Contrast that to the Model of Consumer Behavior by Philip Kotler.
The Hubspot model begins with the customer already in the search for a new solution. Kotler’s model starts with the trigger – here called Need Recognition – that starts the process.
What’s more important to CX is the inclusion of a post-purchase phase that’s missing in the Hubspot model. This matters because the buying model is the framework that marketers use to create and distribute content. If they use the Hubspot model, they’re unlikely to focus on what often matters most – the ability to engage with your product or service after the purchase.
While the Kotler model is good, it has one limitation shared by most buying models (and, for that matter, journey maps) – its linear nature. This straightforward march to purchase makes analysis easier – most analytical tools do best with a grid-like approach like this. Excel doesn’t do well with circles, and neither do many more-advanced analytic tools.
While this might be easier to put into an analysis tool, the linear view diminishes the importance of the loyalty loop. We know from Temkin Group’s ROI of Customer Experience that the loyalty loop is important. An average brand can see as much as 12+% growth in retained sales if they can improve their CX scores by 10%. Yet the visual above doesn’t make that intuitive. And visuals matter.
That’s one reason why I really like the McKinsey Buying Model:
While it’s designed for consumer purchases, it can certainly apply to business purchases, as well. Like Kotler, it begins with a Trigger, leading to the initial consideration set. And their research shows that companies in this initial consideration set are three times as likely to be selected for purchase. Once the initial consideration set is created, the buyer goes through active evaluation before coming to the moment of purchase.
So far, it’s very similar to Kotler, except it combines the Information Search with the Evaluation of Alternatives. The critical difference comes postpurchase. Not only do they include the postpurchase phase, which Hubspot doesn’t – they visually show how an effective postpurchase experience leads to increased sales, since it can cause customers to bypass the entire evaluation process for their next purchase.

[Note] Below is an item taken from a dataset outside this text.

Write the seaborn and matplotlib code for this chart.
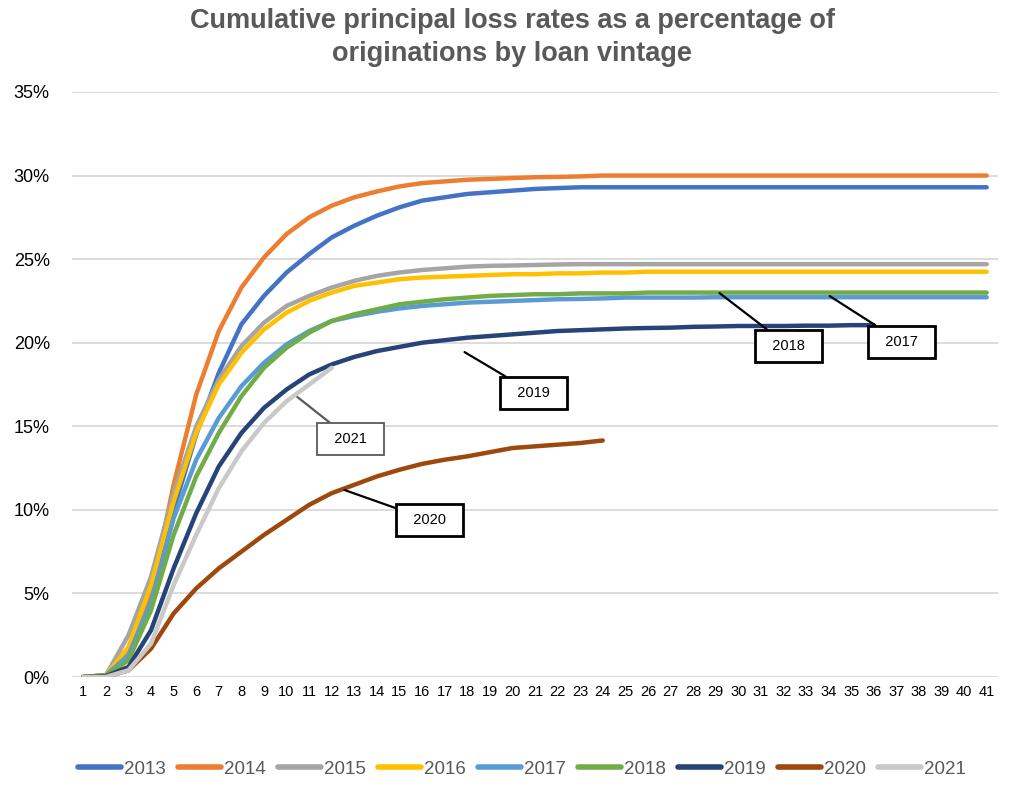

Few CX pros I’ve spoken with are really comfortable discussing buying models. But it’s important to do if you want to engage your marketing teams, since they’re actively using them in content marketing discussions. Take the time to learn what buying model your teams use. Then see how you can use this to engage them in a discussion about the post-purchase process.
It’s a great way to start a dialog on value of customer experience.